Ciertamente, en las poetizaciones basadas en el color y en unas determinadas condiciones lumínicas hay un ejercicio neorromántico, en cuanto expresión de esa espiritualidad modernista del cruce del siglo pasado. Es palpable, asimismo, una implicación con el realismo finisecular que insiste, como postura de modernidad, en no manipular al espectador relatando únicamente lo que perciben sus ojos.

Combinando realismo con idealismo mediante ese sabio ensamblaje entre la transmisión directa de las formas y la poetización de los tonos, gracias a los cuales la realidad transciende al plano de lo sentido e imaginado, Gómez Gil participa en las poéticas simbolistas no alejadas de la intención prerrafaelista que en Cataluña se está practicando en esos años. Por último, una cierta tendencia a la fragmentación de la pincelada, por sutil que sea su materialización, nos habla de una apuesta por la tendencia, de la modernidad finisecular, a exaltar los detalles para crear un estado de ánimo, que bien puede enlazar con ese entendimiento sobre la subjetividad del color y la interpretación de la emociones a partir de un paisaje –en este caso del mar– que para los simbolistas de ese fin de siglo, como pueda ser Azorín, era sinónimo de modernidad.

Con todo ello, este Amanecer –obra fechable a partir de la segunda década del siglo XX– nos abre a las diferentes actitudes adoptadas por los pintores españoles en relación con la modernidad europea.

Por otra parte, Claro de luna es de los cuadros de la producción de Gómez Gil en los que el efectismo poético es el protagonista del cuadro. Pertenece a un modelo que llega a estandarizar a base de títulos como Puesta de sol, Efecto de luna, Una borrasca y Sol poniente, que repite hasta el cansancio en las exposiciones nacionales y provinciales en las que participa y que indican que el interés del artista es reflejar la luz sobre el mar desde sus condiciones efectistas. El territorio se convierte en mera referencia que centra el paisaje, pero es el mar, la luz sobre el mar, el verdadero tema del cuadro, hasta el punto que técnicamente se plasma con un sistema de pinceladas que aplica la pasta en pequeños y espesos toques que aumentan la materialidad de la superficie registrada y da la sensación de vitalidad de la materia. La soltura de pincel quiere significar una opción estética en la que la mancha, la superficie pictórica, se independiza, y junto al color son los únicos constructores de la obra. Esta opción renovadora se devalúa cuando la asociamos a la carga de efecto que se le aplica con los juegos tonales y nos vuelve a condicionar su lectura hacia los parámetros de lo comercial y conservador, sin que con ello la obra pierda interés.

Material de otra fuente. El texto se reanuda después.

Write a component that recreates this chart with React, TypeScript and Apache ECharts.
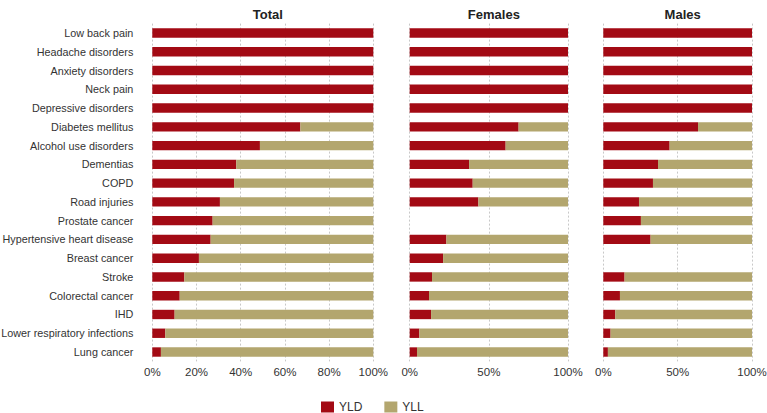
import React, { useEffect, useRef } from "react";
import * as echarts from "echarts";

const categories = [
  "Low back pain",
  "Headache disorders",
  "Anxiety disorders",
  "Neck pain",
  "Depressive disorders",
  "Diabetes mellitus",
  "Alcohol use disorders",
  "Dementias",
  "COPD",
  "Road injuries",
  "Prostate cancer",
  "Hypertensive heart disease",
  "Breast cancer",
  "Stroke",
  "Colorectal cancer",
  "IHD",
  "Lower respiratory infections",
  "Lung cancer",
];

const panelTitles = ["Total", "Females", "Males"];

// YLD share (%) per panel; null = not applicable
const yldTotal: (number | null)[] = [100, 100, 100, 100, 100, 67, 48.7, 38, 37, 30.6, 27.3, 26.4, 21.1, 14.5, 12.4, 10.1, 5.9, 3.9];
const yldFemales: (number | null)[] = [100, 100, 100, 100, 100, 68.8, 60.6, 37.5, 39.8, 43.4, null, 23.2, 21.1, 14.1, 12.2, 13.5, 6.1, 4.6];
const yldMales: (number | null)[] = [100, 100, 100, 100, 100, 63.7, 44.6, 36.8, 33.4, 24.0, 25.3, 31.8, null, 14.3, 11.2, 8.1, 4.9, 3.1];

const yllTotal = yldTotal.map((v) => (v === null ? null : +(100 - v).toFixed(1)));
const yllFemales = yldFemales.map((v) => (v === null ? null : +(100 - v).toFixed(1)));
const yllMales = yldMales.map((v) => (v === null ? null : +(100 - v).toFixed(1)));

const tickIntervals = [20, 50, 50];

const YLD_COLOR = "#A30A14";
const YLL_COLOR = "#B3A66E";
const FONT = "'Liberation Sans', Arial, sans-serif";

export default function App() {
  const ref = useRef<HTMLDivElement>(null);
  useEffect(() => {
    if (!ref.current) return;
    const chart = echarts.init(ref.current, undefined, { renderer: "svg" });
    const top = 23.6;
    const height = 337.8;
    const grids = [
      { left: 152.3, width: 221, top, height, outerBoundsMode: "none", containLabel: false },
      { left: 409.7, width: 158.3, top, height, outerBoundsMode: "none", containLabel: false },
      { left: 603.3, width: 148.7, top, height, outerBoundsMode: "none", containLabel: false },
    ];
    const yld = [yldTotal, yldFemales, yldMales];
    const yll = [yllTotal, yllFemales, yllMales];
    const series: any[] = [];
    for (let i = 0; i < 3; i++) {
      series.push({
        name: "YLD",
        type: "bar",
        stack: "s" + i,
        xAxisIndex: i,
        yAxisIndex: i,
        barWidth: "50%",
        itemStyle: { color: YLD_COLOR },
        data: yld[i],
      });
      series.push({
        name: "YLL",
        type: "bar",
        stack: "s" + i,
        xAxisIndex: i,
        yAxisIndex: i,
        barWidth: "50%",
        itemStyle: { color: YLL_COLOR },
        data: yll[i],
      });
    }
    chart.setOption({
      animation: false,
      textStyle: { fontFamily: FONT },
      title: panelTitles.map((t, i) => ({
        text: t,
        left: grids[i].left + grids[i].width / 2,
        textAlign: "center",
        top: 3,
        textStyle: { fontFamily: FONT, fontSize: 13, fontWeight: "bold", color: "#222" },
      })),
      legend: {
        data: ["YLD", "YLL"],
        top: 396,
        left: 316,
        itemWidth: 13,
        itemHeight: 11,
        itemGap: 22,
        icon: "rect",
        textStyle: { fontFamily: FONT, fontSize: 12, color: "#333" },
      },
      grid: grids,
      xAxis: grids.map((_, i) => ({
        type: "value",
        gridIndex: i,
        min: 0,
        max: 100,
        interval: tickIntervals[i],
        axisLine: { show: false },
        axisTick: { show: false },
        axisLabel: {
          formatter: "{value}%",
          fontFamily: FONT,
          fontSize: 11.5,
          color: "#333",
          margin: 5,
        },
        splitLine: { show: true, lineStyle: { type: [2, 2], color: "#c8c8c8", width: 1 } },
      })),
      yAxis: grids.map((_, i) => ({
        type: "category",
        gridIndex: i,
        inverse: true,
        data: categories,
        axisLine: { show: false },
        axisTick: { show: false },
        axisLabel: {
          show: i === 0,
          fontFamily: FONT,
          fontSize: 10.8,
          color: "#333",
          margin: 19,
        },
      })),
      series,
    });
    return () => chart.dispose();
  }, []);
  return (
    <div
      ref={ref}
      style={{ position: "absolute", left: 0, top: 0, width: 767, height: 413, background: "#fff" }}
    />
  );
}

La estandarización se comprueba igualmente en el uso de esquemas compositivos: el litoral y el horizonte marcan el perfil superior; el mar, violentado por el reflejo de luz, en este caso de la luna, es el punto de atracción de la obra y el elemento jerarquizador de la misma; y la rompiente, con espuma marina y rocas, marca el límite inferior en esquema que se repetirá sin apenas variantes en su larga producción. El carácter comercial de esta obra nos lo dan también las medidas, de escasamente medio metro. Con ella, Guillermo Gómez Gil se inserta en el paisajismo español de fin de siglo, asociable a los movimientos renovadores, pero en la línea menos desgarrada y programática, como un digno representante de un espacio que prefería el aspecto de lo nuevo sin la incomodidad que producía la provocación rupturista.